O fiasco da máquina de sucos do Vale do Silício
Um liquidificador de 400 dólares expõem as deficiências do empreendedorismo norte-americano
Investir porque a equipe é incrível, porque estudaram numa universidade de renome ou foram dos primeiros funcionários de uma das empresas da moda. Talvez porque um desenho num guardanapo fez a imaginação voar, ou porque um dos fundos de referência já entregou seu cheque, e ninguém quer ficar de fora da loteria de um hipotético novo unicórnio (como são chamadas no jargão as start-ups cuja avaliação supera um bilhão de dólares). Os motivos são variados, mas quase sempre se encaixam em algum dos citados. A febre por colocar o capital para trabalhar faz com que em muitas ocasiões os controles sejam relaxados. O caso da Juicero é o mais novo escândalo no Vale do Silício, um fiasco que evidencia a voracidade do sistema e os vícios adquiridos.
A Juicero é uma empresa que oferece uma máquina de fazer sucos naturais, um liquidificador que, em troca de 700 dólares (2.200 reais), preço que depois caiu para 400, prometia um melhor rendimento. Algo assim como a versão inteligente do aparelho tradicional. Sua capacidade de sedução levou gigantes do Vale, como o fundo de investimento da Alphabet (matriz do Google) e Kleiner Perkins Caufield & Byers (KPCB, as siglas que todo empreendedor sonha em ter no seu conselho), a investirem 120 milhões de dólares (378,9 milhões de reais) naquilo que a companhia imaginava que seria o fruto do futuro: um líquido cheio de virtudes, que pode ser saboreado em questão de segundos na comodidade do lar, sem precisar ir até o shopping ou supermercado. Sem manchar os dedos com o espremedor. Sem comprar fruta que pode acabar apodrecendo. A Juicero aspirava a ser o Nespresso dos sucos. A empresa oferecia compras por pacotes ou por assinatura de seus cartuchos de polpa de fruta. Ao introduzi-lo na máquina, como acontece com a tinta das impressoras, podia-se verificar o prazo de validade. Em poucos segundos o Juicero tinha o suco pronto, de uma só fruta ou de uma combinação de várias previamente escolhidas, sob a promessa de uma dose de vitaminas suficiente para superar as adversidades da primavera.
Onde estava a fraude?
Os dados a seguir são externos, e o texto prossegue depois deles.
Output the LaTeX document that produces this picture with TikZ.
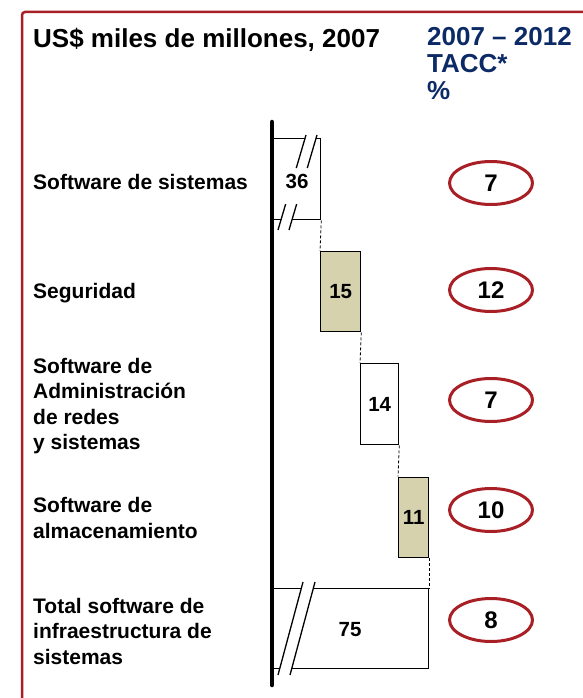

É que os cartuchos, uma bolsa com a fruta já picada e espremida, podem ser abertos com tesouras, e, em apenas dois minutos, oferecem o mesmo resultado dentro de um copo, apenas empurrando o conteúdo com os dedos.
Jeff Dunn, fundador e executivo-chefe da empresa, escreveu um post no blog do seu invento minimizando a situação: “Não é simples ver como durante uma semana as manchetes e as críticas se voltam para um mesmo lugar, mas estamos aprendendo, escutando e melhorando. Confiamos em superar a situação e manter nossa promessa de ajudar as pessoas em sua jornada rumo a um estilo de vida saudável”.
Diante do escândalo, a empresa se ofereceu para recolher a máquina e devolver o dinheiro, mas insiste que seus pacotes fazem sentido: “Criamos o primeiro circuito seguro de alimentação que faz este tipo de pacotes, do produtor ao consumidor. Além disso, calibramos o sabor para que sempre tenha a qualidade desejada. Por último, temos dados conectados e trabalhamos de perto com a cadeia de suprimento, quando um produto tem mais de oito dias, avisamos”. Esse foi justamente um dos pontos que mais incomodaram os consumidores: os alertas no celular para consumir os pacotes, ou jogá-los fora, e naturalmente para convidá-los a continuar comprando.
O aval a Dunn foi sua origem. De diretor da Coca-Cola a apaixonado por cenouras, segundo ele mesmo conta no blog. No Vale do Silício, além de imaginação, sobra o sarcasmo. De maneira coloquial, repetem-se dois comentários. O primeiro, que o importante é que você saiba vender, e para quem você conhece. O segundo, que os negócios de sucesso no Vale do Silício suprem as tarefas que as mães dos millennials faziam antes de eles se mudarem para cá: comida em domicílio, limpeza do lar, recados, carros sob demanda, a roupa lavada através de um aplicativo… Ambas acertam em cheio no caso desta constrangedora situação.